Shatz understands these statements in a literary and philosophical register; to him they exemplify Fanon’s attempt to forge a new, truly universal humanism out of the wreckage of the false humanism of the European philosophical tradition. This existentialist reading does capture a core concern of Fanon’s thought. But it erases the fact that the conclusion of Wretched was also intervening in a conversation about how national liberation movements should orient themselves toward the European and American-led global order.

One participant in this conversation was Richard Wright, whose Native Son was an early inspiration for Fanon. In the final section of Black Power (1954), an account of his sojourn in soon-to-be-independent Ghana, Wright urged Kwame Nkrumah to be wary of Western capital, which would only lead Ghana “from tribal to industrial slavery, for tied to Western money is Western control, Western ideas.” While less focused on the specific politics of aid and investment, Fanon echoed this sentiment in Wretched: “Let us not pay tribute to Europe by creating states, institutions, and societies that draw their inspiration from it.” For Fanon, liberation into Western capitalism and European nationalism wasn’t liberation at all. Rather than an opportunity for more states to join the so-called “liberal international order,” decolonization was a way of revealing its pathologies—and beginning to overcome them.

As war rages in Gaza and Ukraine, the pathologies of this order are more visible than ever. Shatz writes, in his conclusion, that “our world is not Fanon’s, yet his critique of power and international relations retains much of its force.”

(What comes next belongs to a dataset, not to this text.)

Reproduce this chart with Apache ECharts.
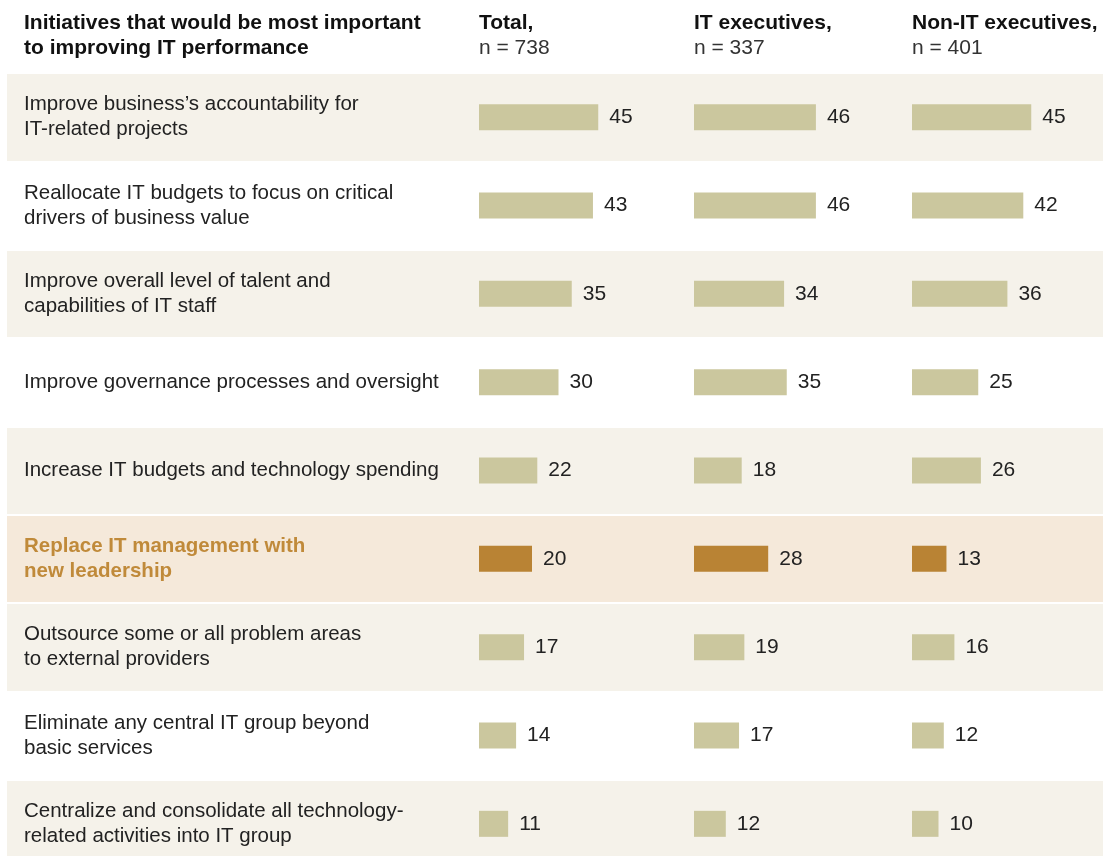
<!DOCTYPE html>
<html>
<head>
<meta charset="utf-8">
<script src="https://cdn.jsdelivr.net/npm/echarts@6/dist/echarts.min.js"></script>
<style>
html,body{margin:0;padding:0;background:#fff;}
#chart{width:1103px;height:856px;}
</style>
</head>
<body>
<div id="chart"></div>
<script>
var categories = [
  "Improve business’s accountability for\nIT-related projects",
  "Reallocate IT budgets to focus on critical\ndrivers of business value",
  "Improve overall level of talent and\ncapabilities of IT staff",
  "Improve governance processes and oversight",
  "Increase IT budgets and technology spending",
  "Replace IT management with\nnew leadership",
  "Outsource some or all problem areas\nto external providers",
  "Eliminate any central IT group beyond\nbasic services",
  "Centralize and consolidate all technology-\nrelated activities into IT group"
];
var totalValues = [45, 43, 35, 30, 22, 20, 17, 14, 11];
var itExecValues = [46, 46, 34, 35, 18, 28, 19, 17, 12];
var nonItExecValues = [45, 42, 36, 25, 26, 13, 16, 12, 10];
var highlightCategory = "Replace IT management with\nnew leadership";
var headerTitle = "Initiatives that would be most important\nto improving IT performance";
var columnTitles = ["Total,", "IT executives,", "Non-IT executives,"];
var columnSubtitles = ["n = 738", "n = 337", "n = 401"];

var FONT = "'Liberation Sans', Arial, sans-serif";
var BAR = "#cbc79e", BAR_HL = "#b98334";
var SHADE = "#f5f2ea", PEACH = "#f5e9da", WHITE = "#ffffff";
var rowColors = categories.map(function (c, i) {
  if (c === highlightCategory) return PEACH;
  return i % 2 === 0 ? SHADE : WHITE;
});

var colLefts = [479, 694, 912];
var seriesData = [totalValues, itExecValues, nonItExecValues];
var TOP = 73, HEIGHT = 795;

var grids = [{left: 7, right: 0, top: TOP, height: HEIGHT, outerBoundsMode: 'none'}];
var xAxes = [{gridIndex: 0, type: 'value', show: false, min: 0, max: 1}];
var yAxes = [{
  gridIndex: 0, type: 'category', inverse: true, data: categories,
  axisLine: {show: false}, axisTick: {show: false},
  splitArea: {show: true, areaStyle: {color: rowColors}},
  splitLine: {show: true, lineStyle: {color: '#ffffff', width: 2}},
  axisLabel: {
    inside: true, margin: 17, fontFamily: FONT, fontSize: 20.5, color: '#222',
    lineHeight: 25,
    formatter: function (v) {
      if (v === highlightCategory) {
        return v.split('\n').map(function (l) { return '{h|' + l + '}'; }).join('\n');
      }
      return v;
    },
    rich: {h: {fontFamily: FONT, fontSize: 20.5, fontWeight: 'bold', color: '#c08a3a', lineHeight: 25}}
  }
}];
var series = [];
colLefts.forEach(function (left, k) {
  var gi = k + 1;
  grids.push({left: left, width: 159, top: TOP, height: HEIGHT, outerBoundsMode: 'none'});
  xAxes.push({gridIndex: gi, type: 'value', show: false, min: 0, max: 60});
  yAxes.push({gridIndex: gi, type: 'category', inverse: true, data: categories, show: false});
  series.push({
    type: 'bar', xAxisIndex: gi, yAxisIndex: gi, barWidth: 26,
    data: seriesData[k].map(function (v, i) {
      return {value: v, itemStyle: {color: categories[i] === highlightCategory ? BAR_HL : BAR}};
    }),
    label: {show: true, position: 'right', distance: 11, fontFamily: FONT, fontSize: 21, color: '#222'},
    silent: true
  });
});

var titles = [{
  left: 24, top: 11, padding: 0, text: headerTitle,
  textStyle: {fontFamily: FONT, fontSize: 21, fontWeight: 'bold', color: '#111', lineHeight: 25}
}];
colLefts.forEach(function (left, k) {
  titles.push({
    left: left, top: 11, text: columnTitles[k], subtext: columnSubtitles[k], itemGap: 0, padding: 0,
    textStyle: {fontFamily: FONT, fontSize: 21, fontWeight: 'bold', color: '#111', lineHeight: 25},
    subtextStyle: {fontFamily: FONT, fontSize: 21, color: '#333', lineHeight: 25}
  });
});

var chart = echarts.init(document.getElementById('chart'), null, {renderer: 'canvas'});
chart.setOption({
  animation: false,
  backgroundColor: '#fff',
  title: titles,
  grid: grids, xAxis: xAxes, yAxis: yAxes, series: series
});
</script>
</body>
</html>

So, too, does his diagnosis of the ways the violence at work in the racial and colonial ordering of the world can wreak havoc on the human mind. One can hear echoes of Fanon’s pursuit of disalienation in the words of Palestinian poet Najwan Darwish. In a January interview with journalist Alexia Underwood, Darwish bore witness to the colonial warfare unfolding in Gaza—and its attendant mental disorders:

One of the real struggles during these times is not to lose your mind, because one of the goals of any oppressive system, like colonialism, is to make the oppressed crazy. It’s a system of control. If they succeed, then no one will listen to you when you start shouting. I’ve seen this happen to people around me, so I became a little obsessed with it. When I endure atrocities or witness them, I question myself, and remember this, and it pulls me back to sanity.

As Fanon once wrote: “Madness is one of the ways that humans have of losing their freedom.”